Aritomo himself has long been presumed dead, having disappeared into the jungle many years previously and never returned. Much, but not all, of this information is conveyed within the first 50 pages or so – Twan Eng is not kind to his readers, is not leading them gently through the various characters that populate his pages, and assumes a knowledge of the Japan-China war that engulfed the states aligned with China too. Yun Ling has bodily evidence of that conflict – her writing hand is missing two fingers. They were brutally cut off by the commander of the slave labour concentration camp that she and her sister were taken to, when war broke out and Japan invaded Malaya. Her sister died in that camp, as did almost everyone else. Yun Ling was the sole survivor.

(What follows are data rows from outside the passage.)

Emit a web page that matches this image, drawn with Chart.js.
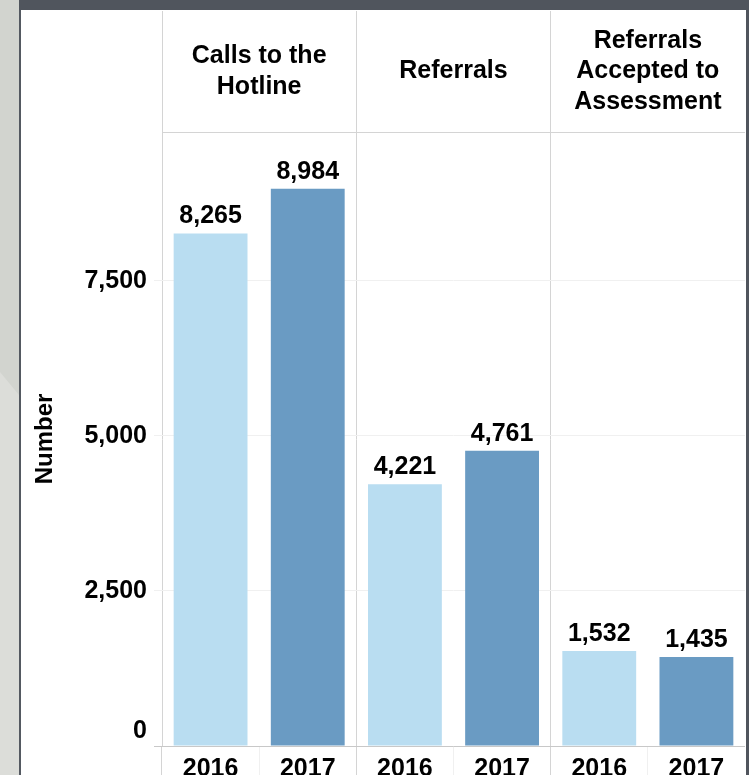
<!DOCTYPE html>
<html>
<head>
<meta charset="utf-8">
<script src="https://cdn.jsdelivr.net/npm/chart.js@4.4.0/dist/chart.umd.min.js"></script>
<style>
    body { margin: 0; width: 749px; height: 775px; overflow: hidden; position: relative; background: #dcddd9; }
    #shade { position: absolute; left: 0; top: 0; width: 19px; height: 775px; background: #d2d4cf; clip-path: polygon(0 0, 19px 0, 19px 395px, 0 372px); }
    #frameL { position: absolute; left: 19px; top: 0; width: 2px; height: 775px; background: #545961; }
    #frameT { position: absolute; left: 19px; top: 0; width: 730px; height: 10px; background: #50555d; }
    #frameR { position: absolute; left: 746px; top: 0; width: 3px; height: 775px; background: #50555d; }
    #panel { position: absolute; left: 21px; top: 10px; width: 725px; height: 765px; background: #fff; }
    #chart { position: absolute; left: 21px; top: 11px; }
</style>
</head>
<body>
<div id="shade"></div>
<div id="frameL"></div>
<div id="frameT"></div>
<div id="frameR"></div>
<div id="panel"></div>
<canvas id="chart" width="724" height="764"></canvas>
<script>
// datos
const categories = [["Calls to the", "Hotline"], ["Referrals"], ["Referrals", "Accepted to", "Assessment"]];
const years = ["2016", "2017"];
const values2016 = [8265, 4221, 1532];
const values2017 = [8984, 4761, 1435];
const yTicks = [0, 2500, 5000, 7500];
const yearLabels = categories.flatMap(() => years);

const lightBlue = '#b9ddf1';
const darkBlue = '#6a9bc3';
const lineGray = '#d4d4d4';
const FONT = '"Liberation Sans", Arial, sans-serif';

Chart.defaults.color = '#000';
Chart.defaults.font.family = FONT;

// etiquetas de valor encima de cada barra
const valueLabels = {
    id: 'valueLabels',
    afterDatasetsDraw(chart) {
        const ctx = chart.ctx;
        ctx.save();
        ctx.font = 'bold 25px ' + FONT;
        ctx.fillStyle = '#000';
        ctx.textAlign = 'center';
        ctx.textBaseline = 'alphabetic';
        chart.data.datasets.forEach((ds, i) => {
            chart.getDatasetMeta(i).data.forEach((bar, j) => {
                ctx.fillText(ds.data[j].toLocaleString('en-US'), bar.x, bar.y - 10);
            });
        });
        ctx.restore();
    }
};

new Chart(document.getElementById('chart').getContext('2d'), {
    type: 'bar',
    data: {
        labels: categories,
        datasets: [
            { label: years[0], data: values2016, backgroundColor: lightBlue },
            { label: years[1], data: values2017, backgroundColor: darkBlue }
        ]
    },
    options: {
        responsive: false,
        animation: false,
        layout: { padding: 0 },
        categoryPercentage: 1,
        barPercentage: 0.76,
        plugins: { legend: { display: false }, tooltip: { enabled: false } },
        scales: {
            x: {
                position: 'top',
                offset: true,
                afterFit: s => { s.height = 121; },
                grid: { offset: true, color: lineGray, lineWidth: 1, tickLength: 121 },
                border: { display: true, color: lineGray },
                ticks: {
                    font: { size: 25, weight: 'bold', lineHeight: 1.22 },
                    crossAlign: 'center',
                    padding: -91,
                    maxRotation: 0,
                    autoSkip: false
                }
            },
            years: {
                type: 'category',
                position: 'bottom',
                labels: yearLabels,
                offset: true,
                afterFit: s => { s.height = 29; },
                grid: {
                    offset: true,
                    drawOnChartArea: false,
                    tickLength: 29,
                    color: c => c.index % 2 === 0 ? lineGray : '#f0f0f0'
                },
                border: { display: false },
                ticks: { font: { size: 25, weight: 'bold' }, padding: -21, maxRotation: 0, autoSkip: false }
            },
            y: {
                min: 0,
                max: 9900,
                afterBuildTicks: s => { s.ticks = yTicks.map(v => ({ value: v })); },
                afterFit: s => { s.width = 141; s.paddingTop = 0; s.paddingBottom = 0; },
                title: { display: true, text: 'Number', font: { size: 24, weight: 'bold' }, padding: { top: 10 } },
                grid: {
                    tickLength: 8,
                    color: c => c.tick && c.tick.value === 0 ? '#c8c8c8' : '#f0f0f0'
                },
                border: { display: false },
                ticks: {
                    padding: 7,
                    font: { size: 25, weight: 'bold' },
                    callback: v => v === 0 ? ['0', ''] : v.toLocaleString('en-US')
                }
            }
        }
    },
    plugins: [valueLabels]
});
</script>
</body>
</html>
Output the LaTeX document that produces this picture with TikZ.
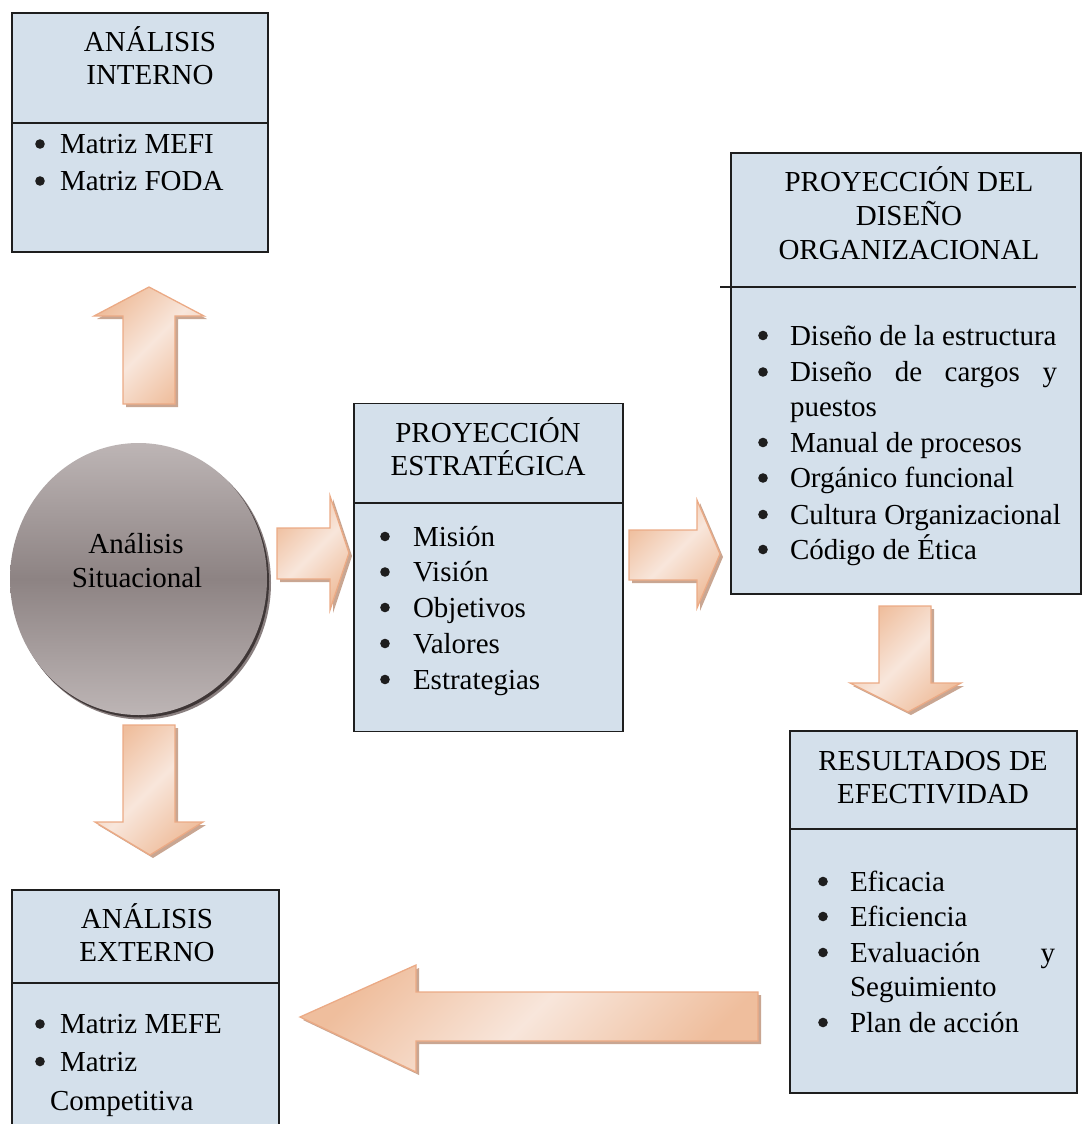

Why then would a survivor of a Japanese concentration camp ask a former gardener of the Japanese Emperor to create a Japanese garden for her? Yun Ling provides the answer quickly – she wants it to be a tribute to her sister, who adored Japanese gardens. And so the flashbacks begin, to the moment she asked Aritomo to create the garden, his initial refusal, then his insistence that she become his apprentice and learn how to create the garden she wants herself. Aritomo is a mysterious figure – he also practises the art of tattooing in secret, as it is considered taboo. Yun Ling looks back over those days in the aftermath of the end of the Second World War, when communist rebels were raiding the countryside and independence was being fought for.

The themes of Twan Eng's novel are memory and colonialism, a superficially neat connection which asks not only what do we remember, but what should we remember, and how? The truth is always messier, though. Yun Ling's friend Magnus is a veteran of the Boer uprisings against the British; the hills behind Kuala Lumpur bear the name of their British colonialist invaders. Interestingly, the atomic bombs dropped on Hiroshima and Nagasaki are only mentioned in one line – this book, written by a Malaysian, has Yun Ling ask about Japanese reparation for the pain and suffering it caused other nations. She does not want to remember the pain and suffering any Japanese subsequently experienced.

In that sense, this is a weighted political novel, but that's where its passion comes from. Yun Ling is possibly too restrained at times, Aritomo too shadowy, but both have serious secrets to hide. In a violent world, perhaps restraint is the best we can manage; in a horribly compromised life, reparation is never quite enough, and is itself full of contradictions. Twan Eng's novel is a commendably grown-up tale that doesn't give easy concessions.